The request
Do not repeat pictures. Repeat exactly the lines of the listing below from its first line through the line with "a96_fill_y = [67, 120, 167, 251]".
-- Start of Information supplied --
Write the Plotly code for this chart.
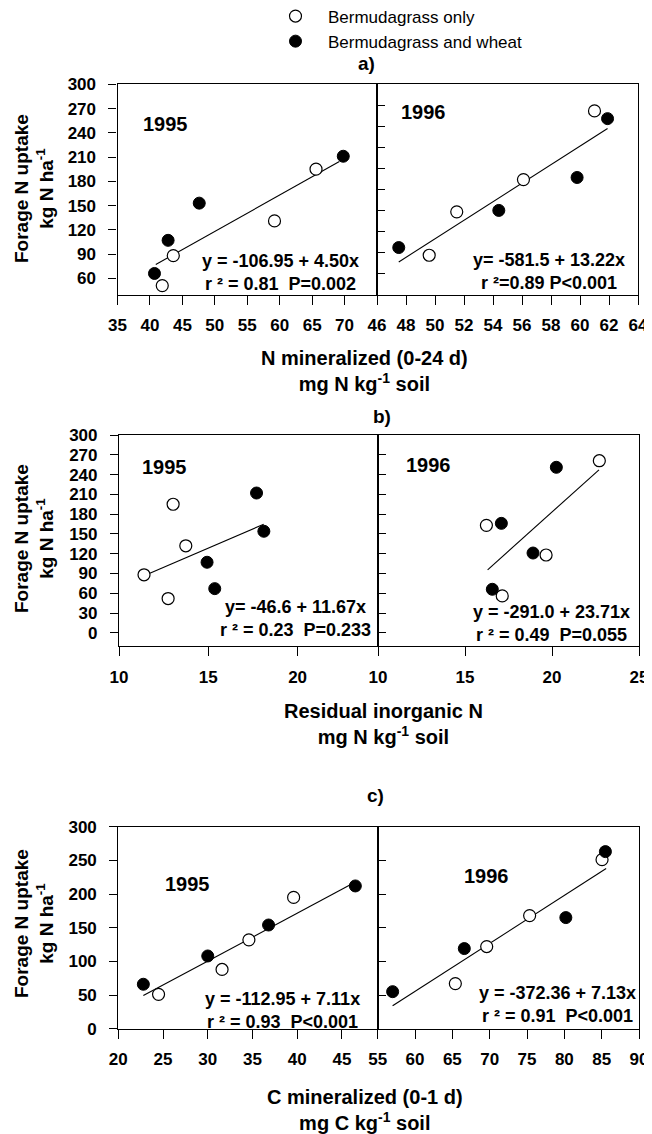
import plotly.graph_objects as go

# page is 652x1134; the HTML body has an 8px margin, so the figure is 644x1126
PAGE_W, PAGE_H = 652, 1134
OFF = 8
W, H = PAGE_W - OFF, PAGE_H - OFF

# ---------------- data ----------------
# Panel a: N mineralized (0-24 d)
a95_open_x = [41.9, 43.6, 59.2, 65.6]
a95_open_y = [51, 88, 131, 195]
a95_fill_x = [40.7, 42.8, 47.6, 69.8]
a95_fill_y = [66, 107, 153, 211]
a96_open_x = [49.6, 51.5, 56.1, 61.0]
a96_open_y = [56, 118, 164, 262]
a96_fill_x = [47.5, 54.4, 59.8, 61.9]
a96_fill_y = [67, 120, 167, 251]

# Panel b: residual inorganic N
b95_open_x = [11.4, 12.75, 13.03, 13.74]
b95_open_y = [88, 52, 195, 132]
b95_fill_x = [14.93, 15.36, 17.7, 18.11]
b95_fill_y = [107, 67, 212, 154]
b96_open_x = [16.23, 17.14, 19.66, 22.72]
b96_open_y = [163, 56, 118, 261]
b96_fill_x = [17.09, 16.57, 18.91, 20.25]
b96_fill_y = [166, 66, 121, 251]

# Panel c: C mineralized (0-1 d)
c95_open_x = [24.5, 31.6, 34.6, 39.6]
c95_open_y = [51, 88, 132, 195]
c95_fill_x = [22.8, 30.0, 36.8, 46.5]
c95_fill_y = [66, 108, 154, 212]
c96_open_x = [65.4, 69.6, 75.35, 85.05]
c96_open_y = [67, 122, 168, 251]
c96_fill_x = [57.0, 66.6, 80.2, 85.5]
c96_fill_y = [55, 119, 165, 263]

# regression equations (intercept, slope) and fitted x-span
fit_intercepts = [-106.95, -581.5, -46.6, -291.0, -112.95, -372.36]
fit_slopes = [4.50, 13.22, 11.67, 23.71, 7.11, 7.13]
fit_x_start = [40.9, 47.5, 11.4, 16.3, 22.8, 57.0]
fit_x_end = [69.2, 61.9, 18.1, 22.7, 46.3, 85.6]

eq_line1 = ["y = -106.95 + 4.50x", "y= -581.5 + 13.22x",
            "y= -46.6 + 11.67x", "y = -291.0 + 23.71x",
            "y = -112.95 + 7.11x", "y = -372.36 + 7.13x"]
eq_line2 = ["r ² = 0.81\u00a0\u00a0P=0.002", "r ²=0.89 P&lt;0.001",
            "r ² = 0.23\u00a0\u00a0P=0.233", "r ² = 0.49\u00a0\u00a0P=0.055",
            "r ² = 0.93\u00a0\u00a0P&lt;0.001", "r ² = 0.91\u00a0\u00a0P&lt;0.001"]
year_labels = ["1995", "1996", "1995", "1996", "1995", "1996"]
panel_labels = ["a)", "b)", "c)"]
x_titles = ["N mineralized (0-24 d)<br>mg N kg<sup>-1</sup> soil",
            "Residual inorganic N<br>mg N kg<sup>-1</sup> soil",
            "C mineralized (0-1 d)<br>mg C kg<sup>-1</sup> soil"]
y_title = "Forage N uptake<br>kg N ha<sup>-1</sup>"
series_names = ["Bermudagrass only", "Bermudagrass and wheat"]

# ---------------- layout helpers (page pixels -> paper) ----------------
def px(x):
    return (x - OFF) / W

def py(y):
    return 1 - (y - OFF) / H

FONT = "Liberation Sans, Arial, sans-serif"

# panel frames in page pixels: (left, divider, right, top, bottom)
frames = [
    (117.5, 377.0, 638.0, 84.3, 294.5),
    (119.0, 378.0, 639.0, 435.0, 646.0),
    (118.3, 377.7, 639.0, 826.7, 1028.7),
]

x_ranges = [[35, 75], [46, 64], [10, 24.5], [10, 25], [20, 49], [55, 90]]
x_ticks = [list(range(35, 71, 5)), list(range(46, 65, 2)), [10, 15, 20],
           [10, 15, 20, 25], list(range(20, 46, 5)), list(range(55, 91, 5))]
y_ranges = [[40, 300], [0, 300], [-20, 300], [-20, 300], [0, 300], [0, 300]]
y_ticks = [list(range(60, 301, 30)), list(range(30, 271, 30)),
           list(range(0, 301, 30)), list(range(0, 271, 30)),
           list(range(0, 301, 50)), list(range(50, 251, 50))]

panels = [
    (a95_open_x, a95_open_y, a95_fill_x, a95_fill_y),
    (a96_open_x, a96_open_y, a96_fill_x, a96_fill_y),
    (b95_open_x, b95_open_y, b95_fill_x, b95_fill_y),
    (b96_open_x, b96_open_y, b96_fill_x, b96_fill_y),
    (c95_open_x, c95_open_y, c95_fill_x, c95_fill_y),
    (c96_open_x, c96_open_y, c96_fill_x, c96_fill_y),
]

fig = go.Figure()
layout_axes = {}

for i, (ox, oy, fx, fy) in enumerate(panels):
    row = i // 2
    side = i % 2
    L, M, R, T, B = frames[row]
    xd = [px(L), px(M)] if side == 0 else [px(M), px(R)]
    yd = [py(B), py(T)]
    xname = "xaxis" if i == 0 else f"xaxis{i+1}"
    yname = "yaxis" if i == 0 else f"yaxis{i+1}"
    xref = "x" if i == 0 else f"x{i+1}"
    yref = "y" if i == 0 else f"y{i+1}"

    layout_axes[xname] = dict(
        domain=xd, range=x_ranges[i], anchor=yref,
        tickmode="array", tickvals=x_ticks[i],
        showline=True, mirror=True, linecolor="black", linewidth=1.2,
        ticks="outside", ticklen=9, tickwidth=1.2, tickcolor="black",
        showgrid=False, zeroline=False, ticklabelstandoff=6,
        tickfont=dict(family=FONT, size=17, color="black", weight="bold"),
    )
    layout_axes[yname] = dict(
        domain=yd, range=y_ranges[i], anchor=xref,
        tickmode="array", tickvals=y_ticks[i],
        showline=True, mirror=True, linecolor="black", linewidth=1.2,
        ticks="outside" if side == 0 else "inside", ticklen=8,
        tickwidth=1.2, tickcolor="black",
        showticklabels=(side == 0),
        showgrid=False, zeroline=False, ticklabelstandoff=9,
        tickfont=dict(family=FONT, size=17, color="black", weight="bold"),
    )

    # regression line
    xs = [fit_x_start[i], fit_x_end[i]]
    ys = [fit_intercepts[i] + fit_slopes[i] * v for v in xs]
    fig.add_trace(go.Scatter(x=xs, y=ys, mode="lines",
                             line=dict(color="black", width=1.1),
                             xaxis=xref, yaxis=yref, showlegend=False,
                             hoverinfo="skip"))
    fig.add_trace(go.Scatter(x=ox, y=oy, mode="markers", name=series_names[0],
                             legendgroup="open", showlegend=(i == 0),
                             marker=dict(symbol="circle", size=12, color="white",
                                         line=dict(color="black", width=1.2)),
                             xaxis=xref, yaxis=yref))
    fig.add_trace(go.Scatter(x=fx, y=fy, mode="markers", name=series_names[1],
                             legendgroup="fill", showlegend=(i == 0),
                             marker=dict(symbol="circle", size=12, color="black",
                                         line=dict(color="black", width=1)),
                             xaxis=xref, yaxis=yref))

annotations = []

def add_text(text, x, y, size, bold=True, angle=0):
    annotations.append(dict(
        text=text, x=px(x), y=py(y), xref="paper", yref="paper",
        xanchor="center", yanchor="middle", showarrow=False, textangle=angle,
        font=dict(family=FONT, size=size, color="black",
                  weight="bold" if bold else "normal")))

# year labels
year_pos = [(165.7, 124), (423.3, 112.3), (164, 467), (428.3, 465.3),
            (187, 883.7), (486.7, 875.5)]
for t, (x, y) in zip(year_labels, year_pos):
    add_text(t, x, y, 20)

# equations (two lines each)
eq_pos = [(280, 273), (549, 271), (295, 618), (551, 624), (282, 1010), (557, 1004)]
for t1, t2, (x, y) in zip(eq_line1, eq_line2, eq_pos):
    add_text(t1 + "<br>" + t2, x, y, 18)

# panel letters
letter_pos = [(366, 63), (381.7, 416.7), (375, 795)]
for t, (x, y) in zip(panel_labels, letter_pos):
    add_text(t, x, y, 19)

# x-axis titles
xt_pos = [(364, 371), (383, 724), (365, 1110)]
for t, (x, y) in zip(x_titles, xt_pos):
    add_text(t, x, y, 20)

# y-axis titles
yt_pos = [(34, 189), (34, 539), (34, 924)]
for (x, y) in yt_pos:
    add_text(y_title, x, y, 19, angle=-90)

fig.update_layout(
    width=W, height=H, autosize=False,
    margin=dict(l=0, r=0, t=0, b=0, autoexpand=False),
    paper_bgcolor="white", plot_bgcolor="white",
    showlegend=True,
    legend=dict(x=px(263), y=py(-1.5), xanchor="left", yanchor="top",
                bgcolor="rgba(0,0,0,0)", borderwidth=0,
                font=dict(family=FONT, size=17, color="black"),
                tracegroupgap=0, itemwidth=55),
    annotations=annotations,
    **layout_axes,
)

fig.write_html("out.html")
-- End of Information supplied --
Response to the task
Write the Plotly code for this chart.
import plotly.graph_objects as go

# page is 652x1134; the HTML body has an 8px margin, so the figure is 644x1126
PAGE_W, PAGE_H = 652, 1134
OFF = 8
W, H = PAGE_W - OFF, PAGE_H - OFF

# ---------------- data ----------------
# Panel a: N mineralized (0-24 d)
a95_open_x = [41.9, 43.6, 59.2, 65.6]
a95_open_y = [51, 88, 131, 195]
a95_fill_x = [40.7, 42.8, 47.6, 69.8]
a95_fill_y = [66, 107, 153, 211]
a96_open_x = [49.6, 51.5, 56.1, 61.0]
a96_open_y = [56, 118, 164, 262]
a96_fill_x = [47.5, 54.4, 59.8, 61.9]
a96_fill_y = [67, 120, 167, 251]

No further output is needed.